2. When the music stops, how do you unify your team of musicians?

Conducting is like coaching a sports team. It's the players who do everything. So my job is to organise and lead them into the strategy, so to speak: into a coherent version. I keep telling them "listen". After the music stops, it is me who must listen, and try to unify a direction from all their different backgrounds and experiences, which gives the group its personality and energy. 

3. Conducting has many formal rules on how to direct the orchestra but how do you impose your own style and passion upon the performance?

Rather than imposing something, we look for the expression that the score holds. Mahler once said that everything is written in the score, except the essence of a piece. So rehearsals are a kind of research laboratory in which every one comes together to find the common ground which will render the text alive, organic and expressive. 
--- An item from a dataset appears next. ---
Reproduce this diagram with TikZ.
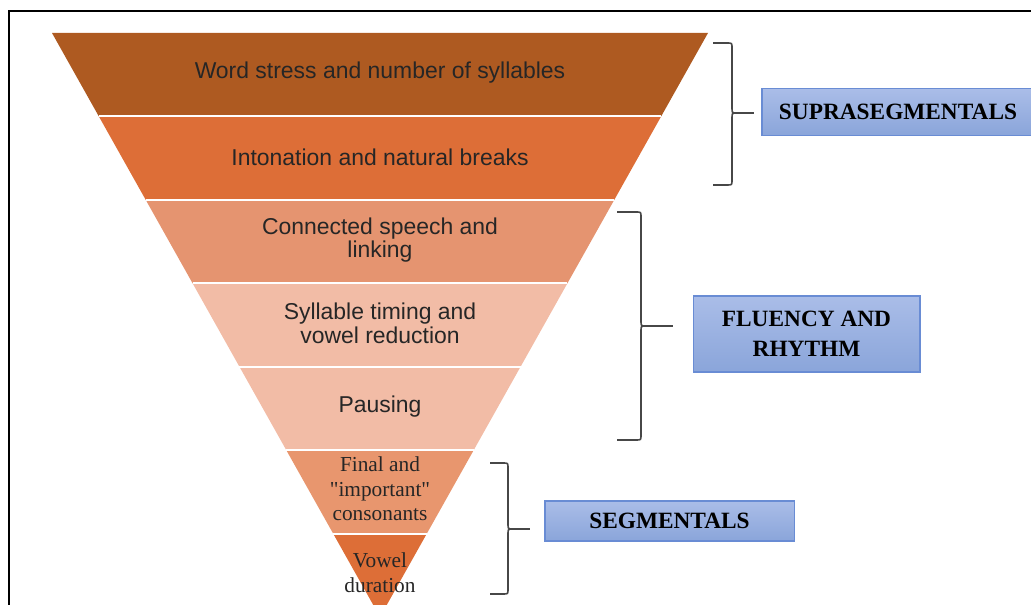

4. Is there an orchestra in the world that you would love to conduct? Or a concert hall that you would love to play in?

The Concertgebouw Orchestra in Amsterdam and the Vienna Phil are a conductor's dream. Their respective halls are the Concertgebouw and the Vienna Musikverein, which possess  prodigious acoustics and have shaped those orchestras' sound. 

5. You have had so many highlights in your career but is there one which really stands out?

You never forget your first concert. Otherwise, I fall in love with what I'm doing each concert, so it's impossible to choose. It's like the love for one's children. 

6. Is there a piece of music that never fails to move you emotionally?

Yes. The opera La Bohème always proves irresistible. So does the adagietto from Mahler's 5th Symphony. I admit my sentimental nature. 

7. What advice would you give to a young musician starting out on his or her career?

Make music with the joy and freshness that you felt when you first heard it as a child. Never loose that feeling. Give it your everything and never compromise.